◆ **Requirements**: Reproduce the listing exactly, with no pictures in your copy.

::::

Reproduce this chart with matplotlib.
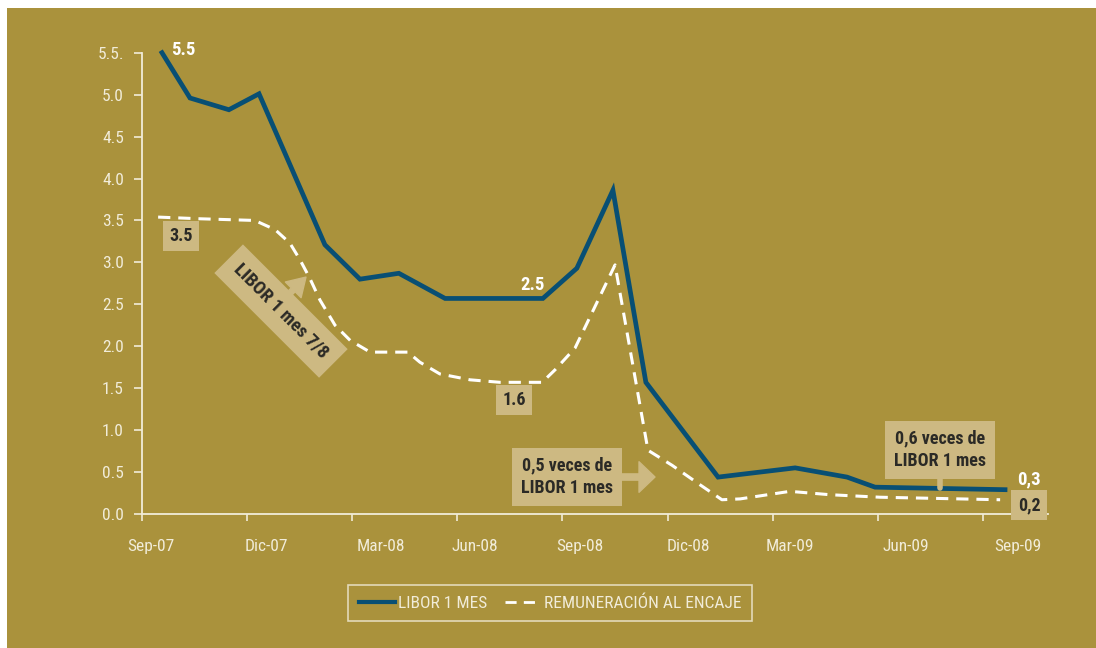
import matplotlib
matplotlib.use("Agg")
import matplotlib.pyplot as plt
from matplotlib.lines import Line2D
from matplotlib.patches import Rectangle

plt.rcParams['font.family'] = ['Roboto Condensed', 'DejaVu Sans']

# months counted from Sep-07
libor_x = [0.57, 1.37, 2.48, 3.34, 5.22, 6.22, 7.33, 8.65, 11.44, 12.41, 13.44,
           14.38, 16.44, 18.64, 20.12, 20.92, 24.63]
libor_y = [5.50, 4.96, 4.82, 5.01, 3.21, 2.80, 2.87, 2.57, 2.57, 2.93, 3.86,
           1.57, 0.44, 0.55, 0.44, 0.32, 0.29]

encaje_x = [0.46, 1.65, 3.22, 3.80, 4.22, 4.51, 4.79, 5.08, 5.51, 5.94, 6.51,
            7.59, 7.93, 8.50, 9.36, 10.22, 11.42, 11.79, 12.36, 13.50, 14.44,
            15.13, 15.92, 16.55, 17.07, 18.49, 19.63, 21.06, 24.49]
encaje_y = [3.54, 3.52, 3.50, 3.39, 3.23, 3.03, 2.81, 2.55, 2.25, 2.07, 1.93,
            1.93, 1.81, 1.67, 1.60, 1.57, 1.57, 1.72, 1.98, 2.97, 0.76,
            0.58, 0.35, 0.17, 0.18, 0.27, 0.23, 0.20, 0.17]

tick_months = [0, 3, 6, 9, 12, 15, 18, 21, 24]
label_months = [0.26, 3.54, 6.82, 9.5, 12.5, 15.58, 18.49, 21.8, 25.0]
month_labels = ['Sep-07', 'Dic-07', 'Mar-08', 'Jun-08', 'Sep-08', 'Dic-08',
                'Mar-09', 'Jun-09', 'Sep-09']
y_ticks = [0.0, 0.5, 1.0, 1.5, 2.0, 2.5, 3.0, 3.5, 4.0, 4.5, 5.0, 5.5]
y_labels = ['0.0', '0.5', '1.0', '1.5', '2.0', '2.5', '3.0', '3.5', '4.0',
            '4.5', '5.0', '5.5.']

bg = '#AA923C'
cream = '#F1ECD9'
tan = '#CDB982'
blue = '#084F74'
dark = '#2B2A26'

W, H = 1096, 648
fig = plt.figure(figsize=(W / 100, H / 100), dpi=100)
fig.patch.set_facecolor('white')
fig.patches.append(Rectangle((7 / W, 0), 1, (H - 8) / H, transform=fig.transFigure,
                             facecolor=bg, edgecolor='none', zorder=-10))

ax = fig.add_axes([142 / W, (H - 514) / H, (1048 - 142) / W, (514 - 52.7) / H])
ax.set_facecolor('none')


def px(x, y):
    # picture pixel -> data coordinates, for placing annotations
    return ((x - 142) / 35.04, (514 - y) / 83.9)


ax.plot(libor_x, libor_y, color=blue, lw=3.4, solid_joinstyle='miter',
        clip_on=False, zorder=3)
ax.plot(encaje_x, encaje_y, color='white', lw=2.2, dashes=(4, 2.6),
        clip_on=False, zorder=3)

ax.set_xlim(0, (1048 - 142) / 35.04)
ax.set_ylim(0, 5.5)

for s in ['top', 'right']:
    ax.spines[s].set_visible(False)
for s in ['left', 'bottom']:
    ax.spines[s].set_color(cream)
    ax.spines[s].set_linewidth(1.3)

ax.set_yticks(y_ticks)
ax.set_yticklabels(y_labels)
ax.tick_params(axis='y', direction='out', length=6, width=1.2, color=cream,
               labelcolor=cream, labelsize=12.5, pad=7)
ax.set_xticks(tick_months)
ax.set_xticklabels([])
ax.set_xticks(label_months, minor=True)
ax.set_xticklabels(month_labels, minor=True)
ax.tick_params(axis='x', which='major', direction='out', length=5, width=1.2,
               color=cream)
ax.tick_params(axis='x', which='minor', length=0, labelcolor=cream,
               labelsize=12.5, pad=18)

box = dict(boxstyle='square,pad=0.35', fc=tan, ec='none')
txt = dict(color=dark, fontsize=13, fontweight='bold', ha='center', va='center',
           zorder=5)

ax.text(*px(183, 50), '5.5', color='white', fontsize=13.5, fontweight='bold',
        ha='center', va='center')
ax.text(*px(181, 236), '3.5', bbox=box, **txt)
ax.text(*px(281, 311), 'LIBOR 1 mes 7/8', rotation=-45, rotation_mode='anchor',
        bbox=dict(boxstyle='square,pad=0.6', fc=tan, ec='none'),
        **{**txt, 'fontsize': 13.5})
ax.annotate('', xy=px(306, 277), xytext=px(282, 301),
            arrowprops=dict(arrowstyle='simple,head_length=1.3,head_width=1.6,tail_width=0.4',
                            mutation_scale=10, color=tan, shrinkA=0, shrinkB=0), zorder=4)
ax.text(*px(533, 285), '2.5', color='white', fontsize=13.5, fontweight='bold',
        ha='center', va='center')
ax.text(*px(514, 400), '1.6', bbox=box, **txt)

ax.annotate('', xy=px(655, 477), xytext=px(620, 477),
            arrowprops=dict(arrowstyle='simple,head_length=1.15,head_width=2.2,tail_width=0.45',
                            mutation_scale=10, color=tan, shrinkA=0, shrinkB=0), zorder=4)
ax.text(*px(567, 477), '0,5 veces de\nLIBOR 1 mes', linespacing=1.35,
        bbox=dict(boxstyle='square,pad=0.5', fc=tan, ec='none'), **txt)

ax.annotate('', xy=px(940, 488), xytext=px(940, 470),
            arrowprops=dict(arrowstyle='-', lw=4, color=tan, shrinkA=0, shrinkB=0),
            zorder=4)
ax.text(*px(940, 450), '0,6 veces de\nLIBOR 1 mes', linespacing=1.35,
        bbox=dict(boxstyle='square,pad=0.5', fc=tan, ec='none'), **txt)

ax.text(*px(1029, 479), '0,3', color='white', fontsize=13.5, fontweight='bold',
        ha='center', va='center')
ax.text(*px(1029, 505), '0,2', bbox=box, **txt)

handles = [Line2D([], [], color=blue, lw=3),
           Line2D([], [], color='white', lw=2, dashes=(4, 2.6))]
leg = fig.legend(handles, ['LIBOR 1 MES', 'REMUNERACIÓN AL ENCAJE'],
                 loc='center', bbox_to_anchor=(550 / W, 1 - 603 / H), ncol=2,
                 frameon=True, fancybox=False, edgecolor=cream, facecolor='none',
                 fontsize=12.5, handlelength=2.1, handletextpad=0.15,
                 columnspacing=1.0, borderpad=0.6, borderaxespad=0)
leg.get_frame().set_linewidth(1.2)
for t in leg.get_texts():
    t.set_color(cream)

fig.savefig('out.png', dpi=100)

::::

◆ **Solution**:
Reproduce this chart with matplotlib.
import matplotlib
matplotlib.use("Agg")
import matplotlib.pyplot as plt
from matplotlib.lines import Line2D
from matplotlib.patches import Rectangle

plt.rcParams['font.family'] = ['Roboto Condensed', 'DejaVu Sans']

# months counted from Sep-07
libor_x = [0.57, 1.37, 2.48, 3.34, 5.22, 6.22, 7.33, 8.65, 11.44, 12.41, 13.44,
           14.38, 16.44, 18.64, 20.12, 20.92, 24.63]
libor_y = [5.50, 4.96, 4.82, 5.01, 3.21, 2.80, 2.87, 2.57, 2.57, 2.93, 3.86,
           1.57, 0.44, 0.55, 0.44, 0.32, 0.29]

encaje_x = [0.46, 1.65, 3.22, 3.80, 4.22, 4.51, 4.79, 5.08, 5.51, 5.94, 6.51,
            7.59, 7.93, 8.50, 9.36, 10.22, 11.42, 11.79, 12.36, 13.50, 14.44,
            15.13, 15.92, 16.55, 17.07, 18.49, 19.63, 21.06, 24.49]
encaje_y = [3.54, 3.52, 3.50, 3.39, 3.23, 3.03, 2.81, 2.55, 2.25, 2.07, 1.93,
            1.93, 1.81, 1.67, 1.60, 1.57, 1.57, 1.72, 1.98, 2.97, 0.76,
            0.58, 0.35, 0.17, 0.18, 0.27, 0.23, 0.20, 0.17]

tick_months = [0, 3, 6, 9, 12, 15, 18, 21, 24]
label_months = [0.26, 3.54, 6.82, 9.5, 12.5, 15.58, 18.49, 21.8, 25.0]
month_labels = ['Sep-07', 'Dic-07', 'Mar-08', 'Jun-08', 'Sep-08', 'Dic-08',
                'Mar-09', 'Jun-09', 'Sep-09']
y_ticks = [0.0, 0.5, 1.0, 1.5, 2.0, 2.5, 3.0, 3.5, 4.0, 4.5, 5.0, 5.5]
y_labels = ['0.0', '0.5', '1.0', '1.5', '2.0', '2.5', '3.0', '3.5', '4.0',
            '4.5', '5.0', '5.5.']

bg = '#AA923C'
cream = '#F1ECD9'
tan = '#CDB982'
blue = '#084F74'
dark = '#2B2A26'

W, H = 1096, 648
fig = plt.figure(figsize=(W / 100, H / 100), dpi=100)
fig.patch.set_facecolor('white')
fig.patches.append(Rectangle((7 / W, 0), 1, (H - 8) / H, transform=fig.transFigure,
                             facecolor=bg, edgecolor='none', zorder=-10))

ax = fig.add_axes([142 / W, (H - 514) / H, (1048 - 142) / W, (514 - 52.7) / H])
ax.set_facecolor('none')


def px(x, y):
    # picture pixel -> data coordinates, for placing annotations
    return ((x - 142) / 35.04, (514 - y) / 83.9)


ax.plot(libor_x, libor_y, color=blue, lw=3.4, solid_joinstyle='miter',
        clip_on=False, zorder=3)
ax.plot(encaje_x, encaje_y, color='white', lw=2.2, dashes=(4, 2.6),
        clip_on=False, zorder=3)

ax.set_xlim(0, (1048 - 142) / 35.04)
ax.set_ylim(0, 5.5)

for s in ['top', 'right']:
    ax.spines[s].set_visible(False)
for s in ['left', 'bottom']:
    ax.spines[s].set_color(cream)
    ax.spines[s].set_linewidth(1.3)

ax.set_yticks(y_ticks)
ax.set_yticklabels(y_labels)
ax.tick_params(axis='y', direction='out', length=6, width=1.2, color=cream,
               labelcolor=cream, labelsize=12.5, pad=7)
ax.set_xticks(tick_months)
ax.set_xticklabels([])
ax.set_xticks(label_months, minor=True)
ax.set_xticklabels(month_labels, minor=True)
ax.tick_params(axis='x', which='major', direction='out', length=5, width=1.2,
               color=cream)
ax.tick_params(axis='x', which='minor', length=0, labelcolor=cream,
               labelsize=12.5, pad=18)

box = dict(boxstyle='square,pad=0.35', fc=tan, ec='none')
txt = dict(color=dark, fontsize=13, fontweight='bold', ha='center', va='center',
           zorder=5)

ax.text(*px(183, 50), '5.5', color='white', fontsize=13.5, fontweight='bold',
        ha='center', va='center')
ax.text(*px(181, 236), '3.5', bbox=box, **txt)
ax.text(*px(281, 311), 'LIBOR 1 mes 7/8', rotation=-45, rotation_mode='anchor',
        bbox=dict(boxstyle='square,pad=0.6', fc=tan, ec='none'),
        **{**txt, 'fontsize': 13.5})
ax.annotate('', xy=px(306, 277), xytext=px(282, 301),
            arrowprops=dict(arrowstyle='simple,head_length=1.3,head_width=1.6,tail_width=0.4',
                            mutation_scale=10, color=tan, shrinkA=0, shrinkB=0), zorder=4)
ax.text(*px(533, 285), '2.5', color='white', fontsize=13.5, fontweight='bold',
        ha='center', va='center')
ax.text(*px(514, 400), '1.6', bbox=box, **txt)

ax.annotate('', xy=px(655, 477), xytext=px(620, 477),
            arrowprops=dict(arrowstyle='simple,head_length=1.15,head_width=2.2,tail_width=0.45',
                            mutation_scale=10, color=tan, shrinkA=0, shrinkB=0), zorder=4)
ax.text(*px(567, 477), '0,5 veces de\nLIBOR 1 mes', linespacing=1.35,
        bbox=dict(boxstyle='square,pad=0.5', fc=tan, ec='none'), **txt)

ax.annotate('', xy=px(940, 488), xytext=px(940, 470),
            arrowprops=dict(arrowstyle='-', lw=4, color=tan, shrinkA=0, shrinkB=0),
            zorder=4)
ax.text(*px(940, 450), '0,6 veces de\nLIBOR 1 mes', linespacing=1.35,
        bbox=dict(boxstyle='square,pad=0.5', fc=tan, ec='none'), **txt)

ax.text(*px(1029, 479), '0,3', color='white', fontsize=13.5, fontweight='bold',
        ha='center', va='center')
ax.text(*px(1029, 505), '0,2', bbox=box, **txt)

handles = [Line2D([], [], color=blue, lw=3),
           Line2D([], [], color='white', lw=2, dashes=(4, 2.6))]
leg = fig.legend(handles, ['LIBOR 1 MES', 'REMUNERACIÓN AL ENCAJE'],
                 loc='center', bbox_to_anchor=(550 / W, 1 - 603 / H), ncol=2,
                 frameon=True, fancybox=False, edgecolor=cream, facecolor='none',
                 fontsize=12.5, handlelength=2.1, handletextpad=0.15,
                 columnspacing=1.0, borderpad=0.6, borderaxespad=0)
leg.get_frame().set_linewidth(1.2)
for t in leg.get_texts():
    t.set_color(cream)

fig.savefig('out.png', dpi=100)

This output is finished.